When I was young and just coming into recovery, I read these words on pages 83 and 84 and saw for the first time what my life could be some day. In the midst of my deep insecurity, shame, fear, and hopelessness, these words were a beacon. I took very seriously the fact that they are called the Promises, not the Maybes or the Might Happens. I went to meetings where men and women talked about how the promises had come true in their life and so I held onto them as a covenant between me and the fellowship. They have come true for me. And, they will come true for you, too—so long as you are willing to do the work.
Promise #9: Our whole attitude and outlook upon life will change.

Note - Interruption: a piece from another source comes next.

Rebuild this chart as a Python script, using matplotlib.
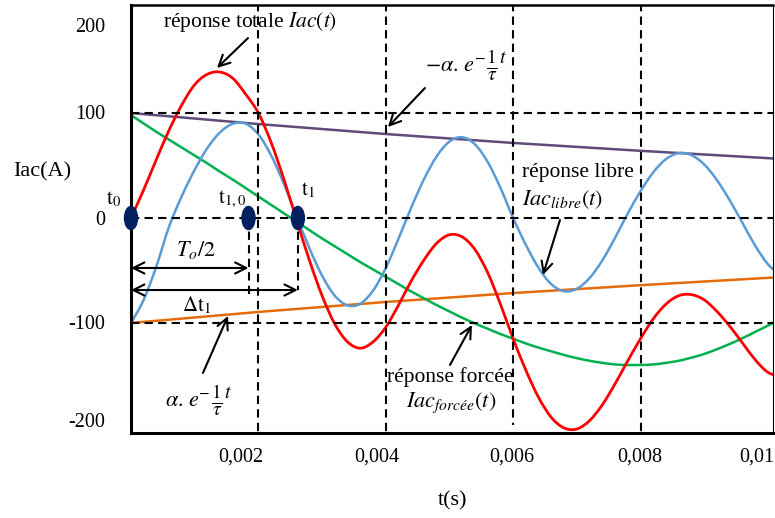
import numpy as np
import matplotlib.pyplot as plt
from matplotlib.patches import Ellipse, PathPatch
from matplotlib.path import Path

plt.rcParams['font.family'] = ['Liberation Serif', 'DejaVu Serif']
plt.rcParams['mathtext.fontset'] = 'stix'

# échantillons de temps (s), pas de 0,2 ms
t = np.arange(52) * 0.0002

# valeurs (A)
i_totale = [0, 27, 56, 84, 108, 127, 137, 139, 133, 118,
            100, 72, 37, -2, -40, -74, -101, -118, -124, -118,
            -104, -83, -60, -40, -24, -16, -18, -30, -52, -82,
            -115, -145, -171, -190, -200, -201, -193, -178, -158, -136,
            -115, -96, -82, -74, -73, -78, -89, -103, -119, -135,
            -147, -151]
i_libre = [-100.0, -77.8, -45.7, -7.8, 21.2, 45.9, 66.7, 81.7, 89.8, 89.9,
           79.6, 59.7, 32.7, 1.6, -28.6, -54.9, -74.0, -83.3, -81.6, -69.2,
           -47.7, -19.7, 9.9, 36.9, 58.8, 72.8, 76.9, 70.2, 53.4, 28.8,
           0.0, -25.6, -47.6, -63.1, -69.8, -67.4, -57.2, -40.4, -18.9, 4.4,
           25.5, 43.5, 56.1, 61.8, 59.9, 51.0, 36.1, 16.9, -4.6, -26.3,
           -44.0, -54.6]
i_forcee = [98, 90, 82, 74.5, 67, 59.5, 52, 44, 36.5, 28.5,
            20.5, 12.5, 4.5, -3.5, -11.5, -19.5, -27, -34.5, -42, -49,
            -56, -63, -70, -76.5, -83, -89, -95, -100.5, -105.5, -110.5,
            -115, -119.5, -123.5, -127, -130.5, -133.5, -136, -138, -139.5, -140,
            -140, -139.5, -138, -136, -133, -129.5, -125, -120, -114.5, -108.5,
            -102.5, -96]

# enveloppes
t_env = [0, 0.002, 0.004, 0.006, 0.008, 0.010, 0.012]
env_haut = [100, 89.5, 80, 71.5, 64, 57, 51]
env_bas = [-100, -89.5, -80, -71.5, -64, -57, -51]

# instants t0, t1,0, t1
t_points = [0, 0.001845, 0.00262]
point_labels = [r'$\mathrm{t}_0$', r'$\mathrm{t}_{1,0}$', r'$\mathrm{t}_1$']

xtick_pos = [0.00173, 0.00386, 0.00598, 0.00799, 0.00983]
xtick_labels = ['0,002', '0,004', '0,006', '0,008', '0,01']
ytick_pos = [184, 101, 0, -99, -192]
ytick_labels = ['200', '100', '0', '-100', '-200']

grid_x = [0.002, 0.004, 0.006, 0.008]
grid_x_bas = [-205, -205, -197, -205]
grid_y = [100, 0, -100]


def courbe_lissee(ax, x, y, **kw):
    # ligne lissée (Catmull-Rom -> Bézier), comme une courbe lissée Excel
    p = np.column_stack([x, y]).astype(float)
    p_ext = np.vstack([p[0], p, p[-1]])
    verts = [p[0]]
    codes = [Path.MOVETO]
    for i in range(len(p) - 1):
        p0, p1, p2, p3 = p_ext[i], p_ext[i + 1], p_ext[i + 2], p_ext[i + 3]
        verts += [p1 + (p2 - p0) / 6, p2 - (p3 - p1) / 6, p2]
        codes += [Path.CURVE4] * 3
    ax.add_patch(PathPatch(Path(verts, codes), fill=False, capstyle='round',
                           joinstyle='round', **kw))


def expo(ax, x, y, base):
    # alpha.e^(-t/tau) : la fraction est écrite à côté, en plus grand
    txt = ax.text(x, y, base + r'$^{-}$', fontsize=16, ha='left', va='baseline')
    ax.annotate(r'$\frac{1}{\tau}{}^{t}$', xy=(1, 0.62), xycoords=txt,
                xytext=(0.5, 0), textcoords='offset points',
                fontsize=20, ha='left', va='center')


fig = plt.figure(figsize=(7.75, 5.18), dpi=100)
ax = fig.add_axes([131 / 775, 85 / 518, 642 / 775, 428 / 518])

ax.plot(t_env, env_haut, color='#604A7B', lw=1.8, zorder=2)
ax.plot(t_env, env_bas, color='#E46C0A', lw=1.8, zorder=2)
courbe_lissee(ax, t, i_forcee, edgecolor='#00B050', lw=1.8, zorder=2)
courbe_lissee(ax, t, i_libre, edgecolor='#5B9BD5', lw=1.8, zorder=2)
courbe_lissee(ax, t, i_totale, edgecolor='#FF0000', lw=2.0, zorder=2)

dash = dict(color='k', lw=1.5, ls=(0, (4, 2.5)), zorder=3)
for y in grid_y:
    ax.axhline(y, **dash)
for x, yb in zip(grid_x, grid_x_bas):
    ax.plot([x, x], [205, yb], **dash)
ax.plot([t_points[1]] * 2, [0, -76], **dash)
ax.plot([t_points[2]] * 2, [0, -69], **dash)

# points marqués
for tp, lab, dx, dy in zip(t_points, point_labels, [-0.000267, -0.000259, 0.000159], [18, 18, 26]):
    ax.add_patch(Ellipse((tp, 0), 0.000204, 22, color='#002060', zorder=5, clip_on=False))
    ax.text(tp + dx, dy, lab, fontsize=15, ha='center', va='center', clip_on=False)

# flèches doubles
arr2 = dict(arrowstyle='<->', lw=1.5, color='k', mutation_scale=20, shrinkA=0, shrinkB=0)
ax.annotate('', xy=(t_points[1], -47.6), xytext=(0, -47.6), arrowprops=arr2)
ax.annotate('', xy=(t_points[2], -68.6), xytext=(0, -68.6), arrowprops=arr2)
ax.text(0.00102, -30.5, r'$T_o/2$', fontsize=16, ha='center', va='center')
ax.text(0.001036, -83, r'$\Delta\mathrm{t}_1$', fontsize=15, ha='center', va='center')

# annotations
arr = dict(arrowstyle='->', lw=1.5, color='k', mutation_scale=20, shrinkA=0, shrinkB=0)
ax.text(0.001868, 186.7, r'réponse totale $Iac(t)$', fontsize=15.5, ha='center', va='center')
ax.annotate('', xy=(0.00135, 142.9), xytext=(0.001837, 171.4), arrowprops=arr)

expo(ax, 0.004615, 139, r'$-\alpha.\,e$')
ax.annotate('', xy=(0.004034, 86.7), xytext=(0.004615, 123.8), arrowprops=arr)

ax.text(0.006138, 43.8, 'réponse libre', fontsize=15.5, ha='left', va='center')
ax.text(0.006138, 17, r'$Iac_{libre}(t)$', fontsize=16, ha='left', va='center')
ax.annotate('', xy=(0.006468, -54.3), xytext=(0.006735, -1.9), arrowprops=arr)

ax.text(0.005008, -151.4, 'réponse forcée', fontsize=15.5, ha='center', va='center')
ax.text(0.005024, -176, r'$Iac_{forcée}(t)$', fontsize=16, ha='center', va='center')
ax.annotate('', xy=(0.005353, -101.9), xytext=(0.005008, -140), arrowprops=arr)

expo(ax, 0.000534, -180, r'$\alpha.\,e$')
ax.annotate('', xy=(0.001523, -93.3), xytext=(0.00113, -147.6), arrowprops=arr)

ax.set_xlim(0, 0.01008)
ax.set_ylim(-204.8, 202.9)
ax.set_xticks(xtick_pos, xtick_labels)
ax.set_yticks(ytick_pos, ytick_labels)
ax.tick_params(length=0, labelsize=14.5)
ax.tick_params(axis='y', pad=18.7)
ax.tick_params(axis='x', pad=10.5)
for side, w in [('left', 2.2), ('bottom', 2.2), ('top', 1.8), ('right', 0.8)]:
    ax.spines[side].set_linewidth(w)

fig.text(42 / 775, 1 - 172 / 518, 'Iac(A)', fontsize=16, ha='center', va='center')
fig.text(453 / 775, 1 - 501 / 518, 't(s)', fontsize=16, ha='center', va='center')

fig.savefig('out.png', dpi=100)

Addiction is a hopeless state of body and mind in which feelings of desperation affect every area of our lives. Through the recovery process, our bodies and our minds begin to heal, and soon, the world starts to change. When I first began recovery I was offered a vision of what my life might look like one day when I heard another man read The 9th Step Promises. I did not think it was possible for my life but I hoped it was possible. I remember the day – even where I was standing – when suicide was no longer an option for me. Over a year sober, and shortly after my father died, I was on my way to a class at graduate school when the thought popped into my head as it so often had for so many years. But this time something inside of me told me that no matter what I was going through somehow it would pass. I began to see that life was a gift and what an incredible disservice it was to me – and what a profound lack of appreciation for the very breath that gave me life – to callously threaten to throw it away. Suicide simply was no longer an option. As each year has passed over these last 21 years of my recovery I have worked to find a deeper and greater appreciation for Life.
When we look back to our lives of addiction after years of recovery it is as if we are remembering the life of a completely different person. That is how it feels for me today. Today I love life – with all of its pain and confusion – each day is an opportunity to grow and learn and continue on this amazing journey. I do not see life as something that must be endured anymore. I do not worship the Smiths, Samuel Beckett, and Sylvia Plath – to name a few of the necromantics – or at least the forlornaholics. You know, those bards of our culture who are intoxicated on the bleakness of life. That used to feed me – not realizing it was eating away my life from the inside. I am not naïve enough to believe that a return to that old life could never happen. I know that is not the case. But I do not live in fear of it. Nor do I spend nearly as much of my todays stuck in all of my yesterdays. I appreciate that it may feel like a risk to you to truly embrace life – knowing that it can and most likely will hurt you. But today it is worth the risk for me. As the Desiderata says at its end: “With all its sham, drudgery, and broken dreams, it is still a beautiful world. Be cheerful. Strive to be happy.”